Daniel Vickrey (born August 26, 1966) is an American musician. He has performed since 1994 as a lead guitarist in the alternative rock band Counting Crows. Vickrey also provides backing vocals, and is a harmonist within the band.

As co-writer of a number of hit songs with Counting Crows, Vickrey has distinguished himself as a nominee for a Grammy Award, Golden Globe Award, an Oscar, and was a winner of an award from BMI for co-writing the song "Accidentally in Love."

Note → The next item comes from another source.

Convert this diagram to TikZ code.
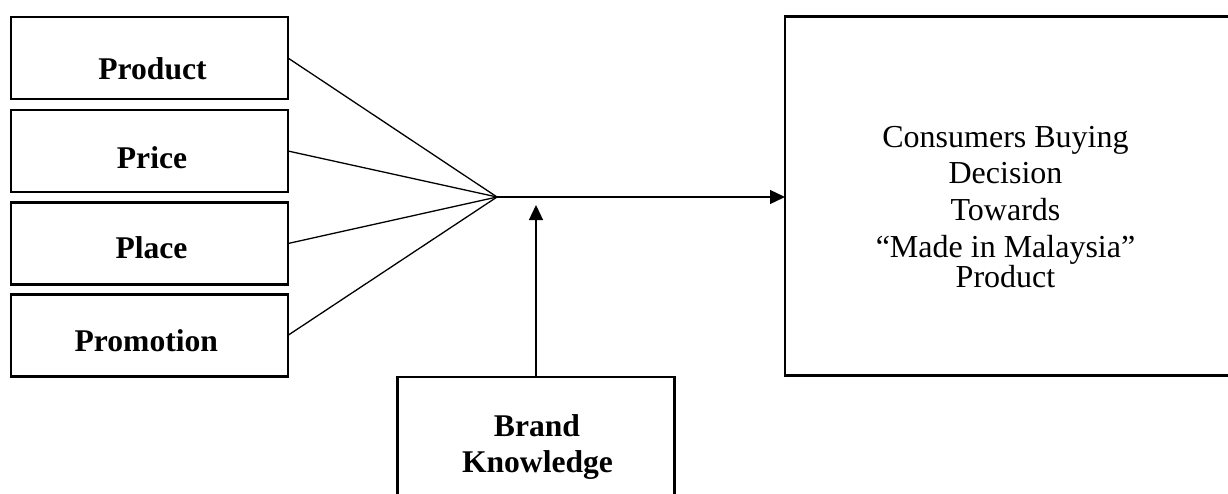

==Early years and influences==
Vickrey learned to play the guitar when he was about 11 years old with his father. Because of this, he was first influenced by his father's musical preferences. From childhood, he had listened to vinyl records belonging to his father, older brother, and sister. Albums in these collections featured Bruce Springsteen, Willie Nelson, Frank Sinatra, Stevie Wonder, Lynyrd Skynyrd, and his sister's Bee Gees records. Vickrey's next-door neighbor introduced him to The Beatles, and Vickrey began spending time at a local guitar shop where he found a guitar teacher named Bruce Hock, a blues fanatic, who gave Vickrey a taste of some of Eric Clapton's earliest work, performing with John Mayall & the Bluesbreakers, which left a lasting impression on him. He joined his first band with his neighbor, Steve Bowman, and his brother.

==Counting Crows==
As he matured, Vickrey continued playing with various bands, branching out into songwriting and eventually, while attending UCLA, he played his own compositions solo with acoustic guitar, in local coffee houses and small venues which included Madame Wong's and the Viper Room, (even before it had that name). After graduation from College, and a return to the San Francisco Bay Area, he was introduced to Charles Gillingham by a mutual friend, and after playing with him for a time, was surprised to find he had quit all his various musical pursuits to join a new band, Counting Crows. Vickrey was an original fan and expressed a desire to join the band if a guitarist was ever needed. In late 1993, Vickrey was asked to join after the release of their first album, August and Everything After, when the band felt they could benefit with a new lead guitarist. At that point, Vickrey joined the band, performing on guitar, joining David Bryson in providing harmony and backing vocals for the band. He has performed on every album and tour since that time.

==Tender Mercies==
In 2011, Vickrey along with the San Francisco songwriters, guitarist Patrick Winningham, bassist Kurt Stevenson and Counting Crows drummer Jim Bogios, joined Tender Mercies to produce and release their eponymous debut album.

==Personal interests==
Vickrey's interests include politics, playing and collecting vintage guitars and amplifiers, film and music. He now resides in the San Francisco Bay Area.